AIM: Pictures stay out. Extract the lines below from the first one through the line with "const stack = d3.stack().keys(seriesNames)(rows);", both included.

++++++++

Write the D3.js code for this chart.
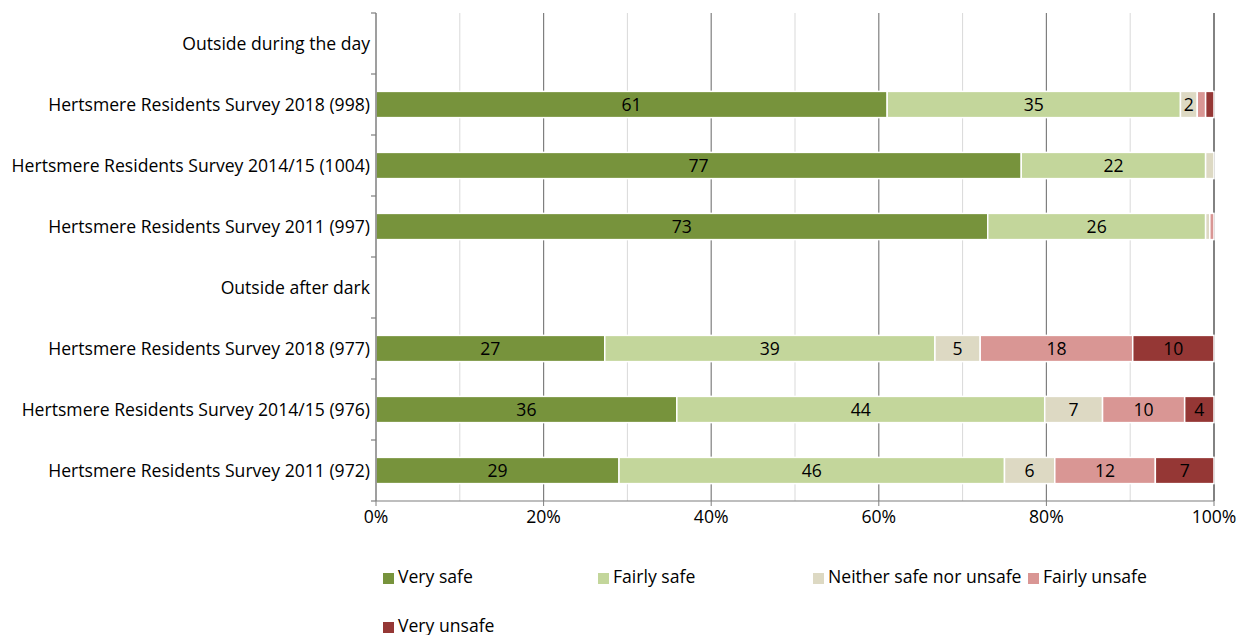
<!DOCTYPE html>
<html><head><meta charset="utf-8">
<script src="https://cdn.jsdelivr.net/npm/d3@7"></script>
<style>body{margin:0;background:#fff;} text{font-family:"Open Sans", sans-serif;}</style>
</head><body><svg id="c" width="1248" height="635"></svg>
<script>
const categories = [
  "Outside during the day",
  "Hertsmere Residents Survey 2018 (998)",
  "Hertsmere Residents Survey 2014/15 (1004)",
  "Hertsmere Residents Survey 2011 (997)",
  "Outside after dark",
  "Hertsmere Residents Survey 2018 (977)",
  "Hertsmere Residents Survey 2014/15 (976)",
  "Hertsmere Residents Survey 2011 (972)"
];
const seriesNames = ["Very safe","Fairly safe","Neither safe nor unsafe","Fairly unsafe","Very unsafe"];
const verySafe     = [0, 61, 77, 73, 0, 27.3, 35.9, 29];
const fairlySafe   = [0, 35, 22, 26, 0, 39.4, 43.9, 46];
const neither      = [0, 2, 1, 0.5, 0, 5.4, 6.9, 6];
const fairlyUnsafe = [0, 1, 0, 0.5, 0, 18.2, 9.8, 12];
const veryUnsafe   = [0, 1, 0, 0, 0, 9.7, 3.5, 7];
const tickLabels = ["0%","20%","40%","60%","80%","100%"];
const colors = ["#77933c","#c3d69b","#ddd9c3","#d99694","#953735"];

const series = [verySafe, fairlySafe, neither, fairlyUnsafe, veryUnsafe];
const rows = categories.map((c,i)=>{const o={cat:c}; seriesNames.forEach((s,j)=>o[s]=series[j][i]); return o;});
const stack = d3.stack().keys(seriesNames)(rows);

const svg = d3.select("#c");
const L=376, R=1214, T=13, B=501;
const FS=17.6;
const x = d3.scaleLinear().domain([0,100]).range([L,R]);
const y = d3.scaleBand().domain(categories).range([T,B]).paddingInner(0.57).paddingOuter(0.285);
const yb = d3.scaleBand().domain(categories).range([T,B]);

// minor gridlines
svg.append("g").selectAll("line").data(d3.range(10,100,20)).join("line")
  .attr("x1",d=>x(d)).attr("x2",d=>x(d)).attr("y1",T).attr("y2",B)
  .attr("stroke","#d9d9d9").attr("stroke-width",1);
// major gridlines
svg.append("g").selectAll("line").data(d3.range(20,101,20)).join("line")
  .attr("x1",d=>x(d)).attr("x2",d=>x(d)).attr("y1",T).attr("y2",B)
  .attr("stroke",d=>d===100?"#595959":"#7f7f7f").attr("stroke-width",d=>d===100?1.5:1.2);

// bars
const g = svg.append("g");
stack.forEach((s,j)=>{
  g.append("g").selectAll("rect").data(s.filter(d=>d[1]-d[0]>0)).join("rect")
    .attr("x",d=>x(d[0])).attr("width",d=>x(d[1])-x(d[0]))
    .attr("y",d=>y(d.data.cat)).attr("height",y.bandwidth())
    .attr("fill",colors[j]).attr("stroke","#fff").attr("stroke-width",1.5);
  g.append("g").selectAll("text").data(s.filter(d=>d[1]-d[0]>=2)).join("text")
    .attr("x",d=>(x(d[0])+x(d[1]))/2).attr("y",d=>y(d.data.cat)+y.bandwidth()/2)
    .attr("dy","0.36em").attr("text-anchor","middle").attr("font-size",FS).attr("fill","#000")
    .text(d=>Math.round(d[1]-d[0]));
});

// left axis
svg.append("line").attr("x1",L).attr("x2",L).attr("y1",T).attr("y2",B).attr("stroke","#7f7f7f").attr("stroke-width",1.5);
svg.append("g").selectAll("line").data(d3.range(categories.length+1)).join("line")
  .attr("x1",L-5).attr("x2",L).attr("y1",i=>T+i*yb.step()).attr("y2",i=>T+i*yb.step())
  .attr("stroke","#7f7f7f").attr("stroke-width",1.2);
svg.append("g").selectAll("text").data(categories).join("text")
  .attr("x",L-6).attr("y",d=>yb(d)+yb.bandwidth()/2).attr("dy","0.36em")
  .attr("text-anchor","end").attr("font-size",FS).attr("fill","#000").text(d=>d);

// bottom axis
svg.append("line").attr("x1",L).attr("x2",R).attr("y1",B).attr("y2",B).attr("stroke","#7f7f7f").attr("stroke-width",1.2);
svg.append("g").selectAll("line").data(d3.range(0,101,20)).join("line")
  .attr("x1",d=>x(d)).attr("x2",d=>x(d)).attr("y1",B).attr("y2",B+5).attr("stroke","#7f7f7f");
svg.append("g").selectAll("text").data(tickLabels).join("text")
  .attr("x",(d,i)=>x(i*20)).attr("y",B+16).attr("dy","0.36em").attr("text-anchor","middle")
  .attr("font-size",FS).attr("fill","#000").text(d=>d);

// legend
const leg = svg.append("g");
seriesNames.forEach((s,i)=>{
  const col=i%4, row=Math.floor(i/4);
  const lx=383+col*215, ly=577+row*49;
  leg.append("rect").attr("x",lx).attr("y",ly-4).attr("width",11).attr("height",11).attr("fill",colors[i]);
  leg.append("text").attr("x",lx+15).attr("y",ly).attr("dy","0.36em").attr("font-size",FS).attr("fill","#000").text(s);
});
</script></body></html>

++++++++

OUTPUT:
Write the D3.js code for this chart.
<!DOCTYPE html>
<html><head><meta charset="utf-8">
<script src="https://cdn.jsdelivr.net/npm/d3@7"></script>
<style>body{margin:0;background:#fff;} text{font-family:"Open Sans", sans-serif;}</style>
</head><body><svg id="c" width="1248" height="635"></svg>
<script>
const categories = [
  "Outside during the day",
  "Hertsmere Residents Survey 2018 (998)",
  "Hertsmere Residents Survey 2014/15 (1004)",
  "Hertsmere Residents Survey 2011 (997)",
  "Outside after dark",
  "Hertsmere Residents Survey 2018 (977)",
  "Hertsmere Residents Survey 2014/15 (976)",
  "Hertsmere Residents Survey 2011 (972)"
];
const seriesNames = ["Very safe","Fairly safe","Neither safe nor unsafe","Fairly unsafe","Very unsafe"];
const verySafe     = [0, 61, 77, 73, 0, 27.3, 35.9, 29];
const fairlySafe   = [0, 35, 22, 26, 0, 39.4, 43.9, 46];
const neither      = [0, 2, 1, 0.5, 0, 5.4, 6.9, 6];
const fairlyUnsafe = [0, 1, 0, 0.5, 0, 18.2, 9.8, 12];
const veryUnsafe   = [0, 1, 0, 0, 0, 9.7, 3.5, 7];
const tickLabels = ["0%","20%","40%","60%","80%","100%"];
const colors = ["#77933c","#c3d69b","#ddd9c3","#d99694","#953735"];

const series = [verySafe, fairlySafe, neither, fairlyUnsafe, veryUnsafe];
const rows = categories.map((c,i)=>{const o={cat:c}; seriesNames.forEach((s,j)=>o[s]=series[j][i]); return o;});
const stack = d3.stack().keys(seriesNames)(rows);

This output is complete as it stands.